Furthermore, the Hb and hematocrit levels for HG cases were significantly higher compared to control cases. This was consistent with a previous study that discovered that patients with HG had elevated levels of hemoglobin and hematocrit. Excessive vomiting, fluid loss, and dehydration may lead to hemoconcentration and increased Hb and hematocrit levels (29).
The platelet count in HG cases was insignificantly higher compared to controls. Similarly, a recent study found no significant difference in platelet count between HG patients and controls, suggesting that platelet activation is not the pathogenetic mechanism underlying HG (30).
The current study discovered that the WBC count for HG cases was significantly higher compared to control cases.
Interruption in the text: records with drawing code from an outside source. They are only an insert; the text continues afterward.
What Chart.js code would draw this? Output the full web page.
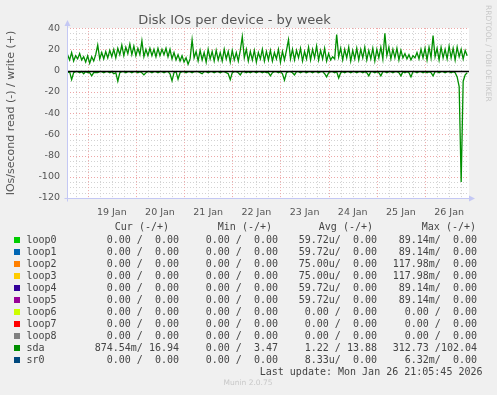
<!DOCTYPE html>
<html>
<head>
<meta charset="utf-8">
<title>Disk IOs per device - by week</title>
<script src="https://cdn.jsdelivr.net/npm/chart.js@4/dist/chart.umd.min.js"></script>
<style>
  html, body { margin: 0; padding: 0; background: #f0f0f0; }
  canvas { display: block; }
</style>
</head>
<body>
<canvas id="chart" width="497" height="395"></canvas>
<script>
// hours relative to 19 Jan 00:00; first sample 18 Jan 14:00, one per hour
const startHour = -10;
const xMin = -10.3;
const xMax = 189.9;

// sda writes (+) and reads (-), IOs/second
const sdaWrite = [
  15, 10, 17, 9, 14, 11, 16, 10, 13, 8,
  14, 7, 13, 9, 15, 24, 11,
  17, 11, 18, 12, 19, 13, 20, 12, 21,
  15, 24, 14, 22, 16, 25, 15, 23, 14,
  21, 15, 28, 13, 20, 14, 21,
  14, 20, 13, 21, 14, 20, 15, 21, 13, 20,
  11, 17, 10, 15, 9, 14, 8, 12, 6, 11,
  29, 12,
  18, 9, 19, 10, 17, 8, 20, 11, 18, 9, 19, 10, 17, 9, 20, 11, 18, 8, 19, 10, 17, 9, 19,
  32,
  12, 20, 9, 18, 10, 19, 8, 17, 11, 20, 9, 18, 10, 19, 9, 17, 11, 20, 8, 18, 10, 19,
  29,
  11, 20, 10, 19, 12, 21, 9, 18, 11, 22, 10, 20, 12, 23, 10, 19, 11, 21, 9, 16, 10, 13, 11,
  34,
  13, 21, 10, 20, 12, 22, 9, 19, 11, 21, 10, 20, 12, 22, 10, 19, 11, 21, 9, 20, 12, 22, 11,
  35,
  14, 22, 11, 20, 12, 21, 10, 19, 12, 16, 11, 15, 10, 14, 12, 17, 11, 20, 12, 21, 10, 22, 12,
  33,
  13, 21, 10, 22, 12, 20, 11, 23, 12, 21, 10, 22, 13, 20, 11, 19, 14
];
const sdaRead = [
  -2, -1, -8.5, -2, -1, -1, -2, -1, -3, -1,
  -2, -2, -5, -2, -2, -2, -1, -1, -2, -1,
  -1, -2, -1, -3, -2, -10, -2, -1, -1, -2,
  -1, -1, -2, -1, -1, -2, -1, -2, -4, -2,
  -1, -1, -2, -1, -1, -2, -1, -1, -2, -1,
  -1, -3, -9.5, -2, -1, -8, -2, -1, -1, -2,
  -1, -1, -2, -1, -1, -1, -2, -3, -1, -1,
  -2, -1, -1, -2, -1, -1, -2, -1, -1, -2,
  -3, -8.5, -2, -1, -1, -2, -4, -1, -1, -2,
  -1, -2, -1, -1, -2, -1, -1, -2, -1, -2,
  -2, -5, -2, -1, -1, -2, -1, -3, -9, -2,
  -1, -1, -2, -4, -1, -1, -2, -1, -1, -2,
  -1, -1, -2, -1, -1, -2, -1, -1, -3, -6,
  -2, -1, -1, -2, -1, -7, -2, -1, -2, -1,
  -1, -2, -1, -1, -2, -1, -1, -2, -1, -2,
  -5, -1, -1, -2, -1, -2, -5, -1, -1, -2,
  -1, -1, -2, -1, -1, -2, -5, -1, -2, -1,
  -2, -6, -1, -1, -2, -1, -1, -2, -1, -2,
  -1, -2, -5, -1, -1, -2, -1, -1, -2, -1,
  -1, -2, -1, -2, -6, -15, -105, -10, -4, -2
];

const dayLabels = ['19 Jan', '20 Jan', '21 Jan', '22 Jan', '23 Jan', '24 Jan', '25 Jan', '26 Jan'];

const seriesNames = ['loop0', 'loop1', 'loop2', 'loop3', 'loop4', 'loop5', 'loop6', 'loop7', 'loop8', 'sda', 'sr0'];
const seriesColors = ['#00cc00', '#0066b3', '#ff8000', '#ffcc00', '#330099', '#990099', '#ccff00', '#ff0000', '#808080', '#008f00', '#00487d'];
const curVals = ['0.00 /  0.00', '0.00 /  0.00', '0.00 /  0.00', '0.00 /  0.00', '0.00 /  0.00', '0.00 /  0.00', '0.00 /  0.00', '0.00 /  0.00', '0.00 /  0.00', '874.54m/ 16.94', '0.00 /  0.00'];
const minVals = ['0.00 /  0.00', '0.00 /  0.00', '0.00 /  0.00', '0.00 /  0.00', '0.00 /  0.00', '0.00 /  0.00', '0.00 /  0.00', '0.00 /  0.00', '0.00 /  0.00', '0.00 /  3.47', '0.00 /  0.00'];
const avgVals = ['59.72u/  0.00', '59.72u/  0.00', '75.00u/  0.00', '75.00u/  0.00', '59.72u/  0.00', '59.72u/  0.00', '0.00 /  0.00', '0.00 /  0.00', '0.00 /  0.00', '1.22 / 13.88', '8.33u/  0.00'];
const maxVals = ['89.14m/  0.00', '89.14m/  0.00', '117.98m/  0.00', '117.98m/  0.00', '89.14m/  0.00', '89.14m/  0.00', '0.00 /  0.00', '0.00 /  0.00', '0.00 /  0.00', '312.73 /102.04', '6.32m/  0.00'];
const lastUpdate = 'Last update: Mon Jan 26 21:05:45 2026';

const toPoints = arr => arr.map((v, i) => ({ x: startHour + i, y: v }));

const axisBlue = '#c4c8f4';

const rrdPlugin = {
  id: 'rrdLook',
  beforeDatasetsDraw(chart) {
    const { ctx, chartArea: a, scales: { x, y } } = chart;
    ctx.save();
    ctx.fillStyle = '#ffffff';
    ctx.fillRect(a.left, a.top, a.right - a.left, a.bottom - a.top);
    ctx.lineWidth = 1;
    ctx.setLineDash([1, 2]);
    // minor first, then major
    [false, true].forEach(major => {
      ctx.strokeStyle = major ? '#eda6a6' : '#d2d2d2';
      for (let v = -120; v <= 40; v += 5) {
        if ((v % 20 === 0) !== major) continue;
        const py = Math.round(y.getPixelForValue(v)) + 0.5;
        ctx.beginPath();
        ctx.moveTo(a.left, py);
        ctx.lineTo(a.right, py);
        ctx.stroke();
      }
      for (let h = -6; h < xMax; h += 6) {
        if ((h % 24 === 0) !== major) continue;
        const px = Math.round(x.getPixelForValue(h)) + 0.5;
        ctx.beginPath();
        ctx.moveTo(px, a.top);
        ctx.lineTo(px, a.bottom);
        ctx.stroke();
      }
    });
    ctx.restore();
  },
  afterDatasetsDraw(chart) {
    const { ctx, chartArea: a, scales: { y } } = chart;
    ctx.save();
    const zy = Math.round(y.getPixelForValue(0)) + 0.5;
    ctx.strokeStyle = '#000000';
    ctx.lineWidth = 1.5;
    ctx.beginPath();
    ctx.moveTo(a.left, zy);
    ctx.lineTo(a.right, zy);
    ctx.stroke();

    // axes with arrows
    ctx.strokeStyle = axisBlue;
    ctx.fillStyle = axisBlue;
    ctx.lineWidth = 1;
    const bx = Math.round(a.left) + 0.5;
    const by = Math.round(a.bottom) + 0.5;
    ctx.beginPath();
    ctx.moveTo(bx, by + 3);
    ctx.lineTo(bx, a.top - 4);
    ctx.moveTo(bx - 3, by);
    ctx.lineTo(a.right + 2, by);
    ctx.stroke();
    ctx.beginPath();
    ctx.moveTo(bx, a.top - 8);
    ctx.lineTo(bx - 3, a.top - 2);
    ctx.lineTo(bx + 3, a.top - 2);
    ctx.closePath();
    ctx.fill();
    ctx.beginPath();
    ctx.moveTo(a.right + 6, by);
    ctx.lineTo(a.right, by - 3);
    ctx.lineTo(a.right, by + 3);
    ctx.closePath();
    ctx.fill();
    ctx.restore();
  },
  afterDraw(chart) {
    const ctx = chart.ctx;
    ctx.save();
    ctx.textBaseline = 'middle';

    // watermark
    ctx.save();
    ctx.translate(487.5, 5);
    ctx.rotate(Math.PI / 2);
    ctx.font = '7.5px "DejaVu Sans"';
    ctx.fillStyle = '#c8c8c8';
    ctx.textAlign = 'left';
    ctx.fillText('RRDTOOL / TOBI OETIKER', 0, 0);
    ctx.restore();

    ctx.font = '10px "DejaVu Sans Mono"';
    ctx.fillStyle = '#444444';
    ctx.textAlign = 'right';
    const colEnds = [179, 278, 377, 477];
    const headEnds = [169, 272, 373, 476];
    ['Cur (-/+)', 'Min (-/+)', 'Avg (-/+)', 'Max (-/+)'].forEach((t, i) => ctx.fillText(t, headEnds[i], 227.5));
    const cols = [curVals, minVals, avgVals, maxVals];
    seriesNames.forEach((name, r) => {
      const ry = 240 + r * 12;
      ctx.fillStyle = seriesColors[r];
      ctx.fillRect(14, ry - 3, 6, 6);
      ctx.fillStyle = '#444444';
      ctx.textAlign = 'left';
      ctx.fillText(name, 26.5, ry);
      ctx.textAlign = 'right';
      cols.forEach((c, i) => ctx.fillText(c[r], colEnds[i], ry));
    });
    ctx.fillText(lastUpdate, 482.5, 372);

    ctx.font = '7.5px "DejaVu Sans"';
    ctx.fillStyle = '#c8c8c8';
    ctx.textAlign = 'center';
    ctx.fillText('Munin 2.0.75', 248, 383);
    ctx.restore();
  }
};

new Chart(document.getElementById('chart'), {
  type: 'line',
  data: {
    datasets: [
      { label: 'sda write', data: toPoints(sdaWrite), borderColor: '#008f00', borderWidth: 1.3, pointRadius: 0, tension: 0 },
      { label: 'sda read', data: toPoints(sdaRead), borderColor: '#008f00', borderWidth: 1.3, pointRadius: 0, tension: 0 }
    ]
  },
  options: {
    responsive: false,
    animation: false,
    devicePixelRatio: 1,
    layout: { padding: { left: 0, top: 0, right: 28, bottom: 0 } },
    plugins: {
      legend: { display: false },
      tooltip: { enabled: false },
      title: {
        display: true,
        text: 'Disk IOs per device - by week',
        color: '#555555',
        font: { family: 'DejaVu Sans', size: 13, weight: 'normal' },
        padding: { top: 12.5, bottom: 0 }
      }
    },
    scales: {
      x: {
        type: 'linear',
        min: xMin,
        max: xMax,
        grid: { display: false, drawTicks: false },
        border: { display: false },
        ticks: {
          stepSize: 6,
          maxTicksLimit: 1000,
          autoSkip: false,
          maxRotation: 0,
          padding: 9,
          color: '#555555',
          font: { family: 'DejaVu Sans', size: 9.5 },
          callback: v => {
            const r = Math.round(v);
            if (Math.abs(v - r) > 0.01 || r < 12 || (r - 12) % 24 !== 0) return '';
            return dayLabels[(r - 12) / 24] || '';
          }
        },
        afterFit: s => { s.height = 197; }
      },
      y: {
        min: -120,
        max: 40,
        grid: { display: false, drawTicks: false },
        border: { display: false },
        ticks: {
          stepSize: 5,
          maxTicksLimit: 1000,
          autoSkip: false,
          padding: 7,
          color: '#555555',
          font: { family: 'DejaVu Sans', size: 9.5 },
          callback: v => (v % 20 === 0 ? String(v) : '')
        },
        title: {
          display: true,
          text: 'IOs/second read (-) / write (+)',
          color: '#555555',
          font: { family: 'DejaVu Sans', size: 11 },
          padding: { top: 5, bottom: 0 }
        },
        afterFit: s => { s.width = 67; }
      }
    }
  },
  plugins: [rrdPlugin]
});
</script>
</body>
</html>
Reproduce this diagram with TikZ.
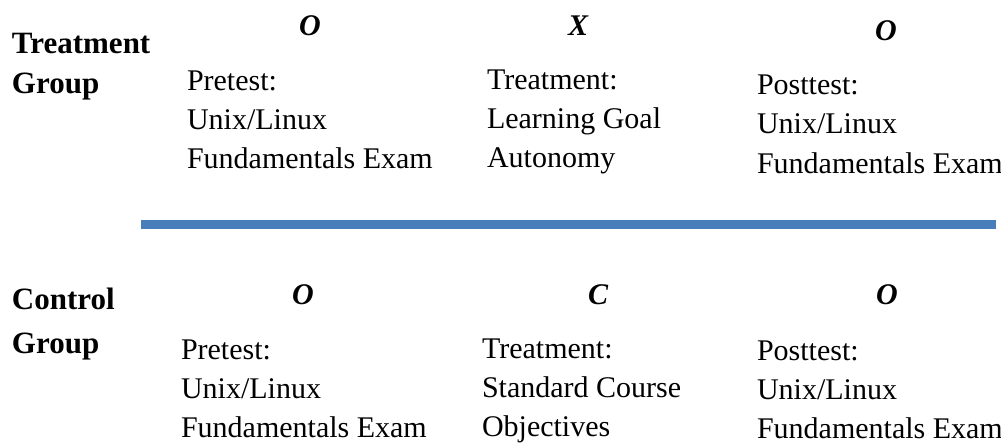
\documentclass[tikz,border=0pt]{standalone}
\usepackage{fontspec}
\setmainfont{Liberation Serif}
\usepackage{tikz}
\definecolor{barblue}{RGB}{74,126,187}

\begin{document}
\begin{tikzpicture}[x=1pt, y=-1pt,
        every node/.style={inner sep=0pt, outer sep=0pt},
        grp/.style={anchor=base west, align=left, font=\fontsize{31}{40}\selectfont\bfseries},
        sym/.style={anchor=base, font=\fontsize{30}{39}\selectfont\bfseries\itshape},
        txt/.style={anchor=base west, align=left, font=\fontsize{30}{39}\selectfont}]
        \useasboundingbox (0, 0) rectangle (1001, 442);

        % base anchor = baseline of the last line
        \node[grp] (tg) at (12, 93) {Treatment\\Group};
        \node[sym] (o1) at (310, 35) {O};
        \node[sym] (x) at (578, 35) {X};
        \node[sym] (o2) at (886, 40) {O};
        \node[txt] (pre1) at (187, 168) {Pretest:\\Unix/Linux\\Fundamentals Exam};
        \node[txt] (tr1) at (487, 167) {Treatment:\\Learning Goal\\Autonomy};
        \node[txt, font=\fontsize{30}{39.5}\selectfont] (post1) at (757, 173) {Posttest:\\Unix/Linux\\Fundamentals Exam};

        \draw[barblue, line width=9pt] (141, 224.5) -- (996, 224.5);

        \node[grp, font=\fontsize{31}{44}\selectfont\bfseries] (cg) at (12, 353) {Control\\Group};
        \node[sym] (o3) at (303, 304) {O};
        \node[sym] (c) at (598, 304) {C};
        \node[sym] (o4) at (887, 304) {O};
        \node[txt] (pre2) at (181, 437) {Pretest:\\Unix/Linux\\Fundamentals Exam};
        \node[txt] (tr2) at (482, 436) {Treatment:\\Standard Course\\Objectives};
        \node[txt] (post2) at (757, 438) {Posttest:\\Unix/Linux\\Fundamentals Exam};
    \end{tikzpicture}
\end{document}
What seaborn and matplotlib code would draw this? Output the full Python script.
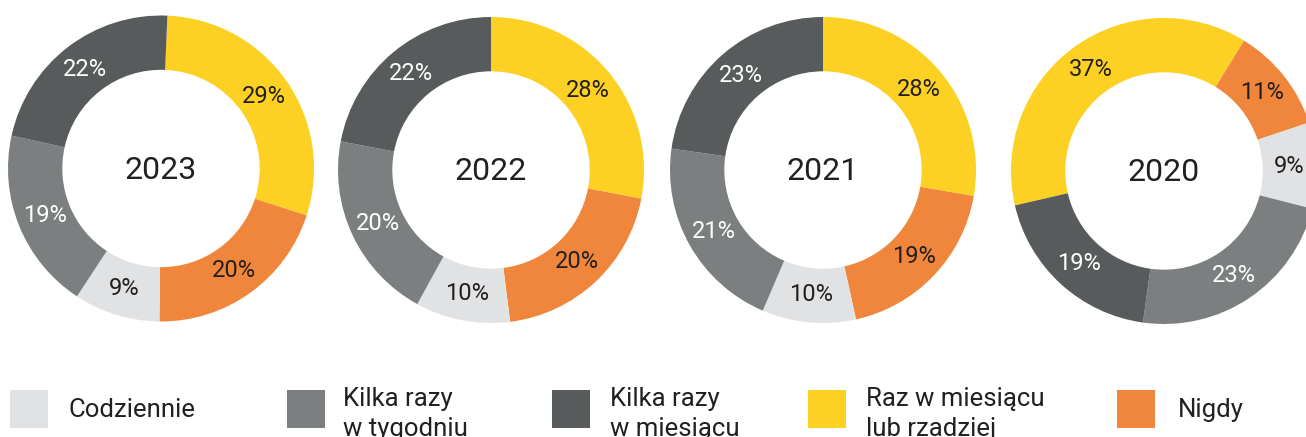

Regarding WBC differential count, the neutrophil count was significantly increased in HG cases, while the lymphocyte count was insignificantly decreased in HG cases. Similarly, a previous study emphasized that patients with HG had significantly higher serum levels of markers of acute and chronic inflammation, such as oxidative stress, and inflammation is a key component in the pathogenesis of HG. Thus, pregnant HG patients had significantly higher serum levels of WBCs and neutrophils than healthy controls (31).
Conclusion
5
Hyperemesis gravidarum (HG) is a condition that commences early in pregnancy, usually before 16 weeks of gestation, and is marked by severe nausea and/or vomiting and an inability to consume food and/or liquids normally. This condition can lead to weight loss, electrolyte imbalance, and hematologic disturbance. This study concludes that being in the first trimester of pregnancy and having a low gestational age are the primary risk factors for HG. Therefore, HG should be considered by medical professionals during the initial prenatal care visit.
Strengths of the study
5.1
The current study is the first of its kind on HG in the Al-Jouf region of Saudi Arabia, highlighting the prevalence of this important health issue. This study thoroughly characterizes the demographic, clinical, and obstetrical features of affected women, offering valuable insights into the risk factors and outcomes of HG in this region. These results have obvious implications for clinical practice, guiding early detection, risk assessment, and customized management methods in local healthcare centers. This study not only deepens our understanding of HG in the Al-Jouf region but also encourages strategies aimed at enhancing maternity care and health outcomes and paves the way for further research.
Limitations of the study
5.2
This research was limited by the availability of accessible medical records and the scope of investigations within them, which is intrinsic to its retrospective design. A selection bias may have affected the inclusion and exclusion criteria. Moreover, assessments of disease severity were not uniformly accessible. The absence of information regarding pregnancy outcomes limits the comprehensive evaluation of the clinical impact of HG.